Why Australian Dock Workers Are Demanding A 28 Hour Workweek Over Ai

Why Australian Dock Workers Are Demanding A 28 Hour Workweek Over Ai

When giant terminal operators look at artificial intelligence, they see streamlined logistics, driverless straddle carriers, and shrinking payrolls. When dock workers look at the exact same tech, they see a direct threat to their livelihood.

The Maritime Union of Australia (MUA) has thrown down a massive gauntlet in its negotiations with DP World. As the Dubai-owned global terminal giant pushes to introduce AI-driven rostering systems, autonomous vehicles, and remote-controlled cranes across its Australian ports, the union isn't just asking for job guarantees. They are demanding a 28-hour workweek with zero loss in pay.

It sounds extreme at first glance. But look beneath the surface, and this dispute reveals the exact conflict every major industry will face as generative tools and autonomous systems roll out.

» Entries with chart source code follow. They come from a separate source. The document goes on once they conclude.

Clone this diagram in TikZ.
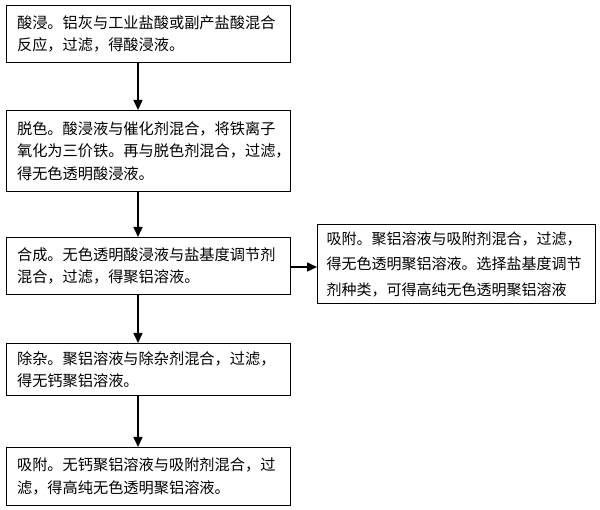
\documentclass[tikz,border=0pt]{standalone}
\usepackage{fontspec}
\setmainfont{Noto Sans CJK SC}
\usetikzlibrary{arrows.meta}
\tikzset{every picture/.style={line width=1.2pt}}
\tikzset{stepbox/.style={draw, rectangle, anchor=north west, align=left, inner xsep=10.5pt, inner ysep=0pt,
  font=\fontsize{15.2}{22.5}\selectfont},
  flowarrow/.style={line width=1.5pt, -{Triangle[length=10pt,width=9pt]}}}

\begin{document}
\begin{tikzpicture}[x=1pt,y=1pt,yscale=-1,xscale=1]
\useasboundingbox (0,0) rectangle (600,510);

% Text Node
\node [stepbox, text width=263, minimum height=57] (leach) at (6,5) {酸浸。铝灰与工业盐酸或副产盐酸混合\\反应，过滤，得酸浸液。};
% Text Node
\node [stepbox, text width=263, minimum height=81] (decolor) at (6,110) {脱色。酸浸液与催化剂混合，将铁离子\\氧化为三价铁。再与脱色剂混合，过滤，\\得无色透明酸浸液。};
% Text Node
\node [stepbox, text width=263, minimum height=57] (synth) at (6,237) {合成。无色透明酸浸液与盐基度调节剂\\混合，过滤，得聚铝溶液。};
% Text Node
\node [stepbox, text width=263, minimum height=52] (purify) at (6,343) {除杂。聚铝溶液与除杂剂混合，过滤，\\得无钙聚铝溶液。};
% Text Node
\node [stepbox, text width=263, minimum height=58] (adsorb) at (6,447) {吸附。无钙聚铝溶液与吸附剂混合，过\\滤，得高纯无色透明聚铝溶液。};
% Text Node
\node [stepbox, text width=260, inner xsep=9pt, minimum height=79, font=\fontsize{15}{25.5}\selectfont] (sideadsorb) at (317,224) {吸附。聚铝溶液与吸附剂混合，过滤，\\得无色透明聚铝溶液。选择盐基度调节\\剂种类，可得高纯无色透明聚铝溶液};

%Straight Lines
\draw [flowarrow] (leach.south -| 138,0) -- (decolor.north -| 138,0);
\draw [flowarrow] (decolor.south -| 138,0) -- (synth.north -| 138,0);
\draw [flowarrow] (synth.south -| 138,0) -- (purify.north -| 138,0);
\draw [flowarrow] (purify.south -| 138,0) -- (adsorb.north -| 138,0);
\draw [flowarrow] (synth.east |- 0,267) -- (sideadsorb.west |- 0,267);

\end{tikzpicture}
\end{document}
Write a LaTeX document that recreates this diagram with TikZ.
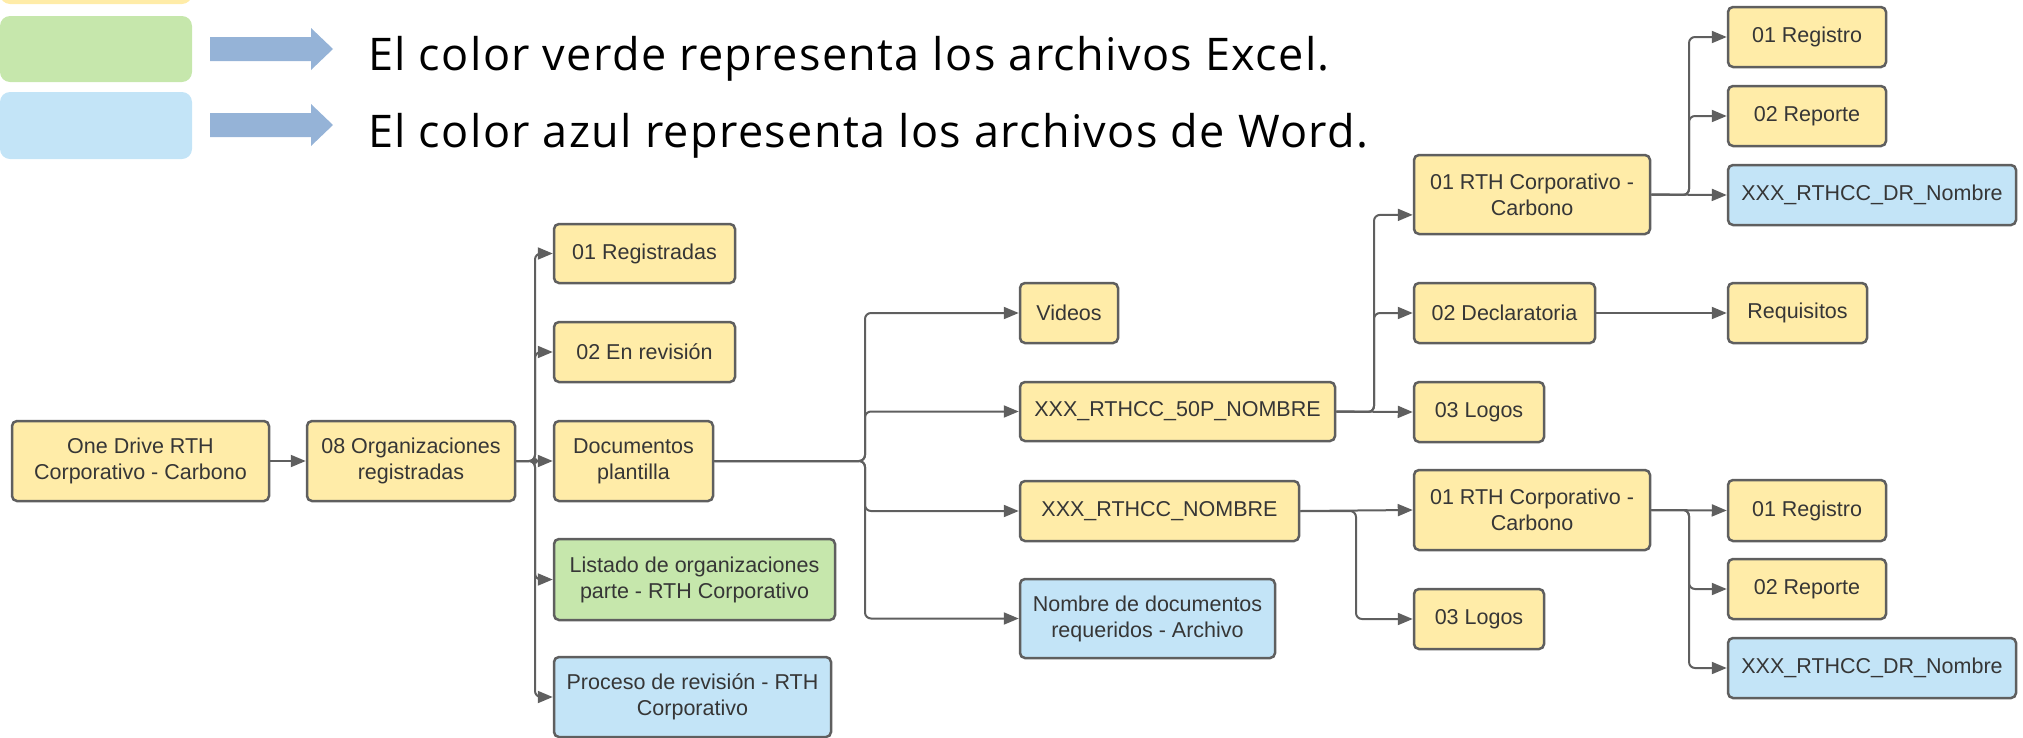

The Math Behind the 28-Hour Demand

To understand why wharfies are holding out for four seven-hour shifts a week, you have to look at the numbers driving the dispute.

DP World handles roughly 40% of Australia's container maritime freight. In recent terminal proposals, the union estimates that full-scale AI and automated machinery could wipe out up to 1,000 positions—more than 60% of the stevedoring and maintenance workforce across major sites like Sydney, Melbourne, Brisbane, and Fremantle.

The union's logic is pretty straightforward:

  • If AI tools and algorithms boost operational efficiency by 30% or 40%, where does that financial dividend go?
  • If it all flows to corporate bottom lines, labor loses every single time.
  • If that productivity gain is shared, workers can maintain their living standards while spending fewer total hours in high-risk industrial environments.

Instead of fighting technology outright—a battle unions historically lose—the MUA is attempting to tax the productivity of AI using time instead of cash.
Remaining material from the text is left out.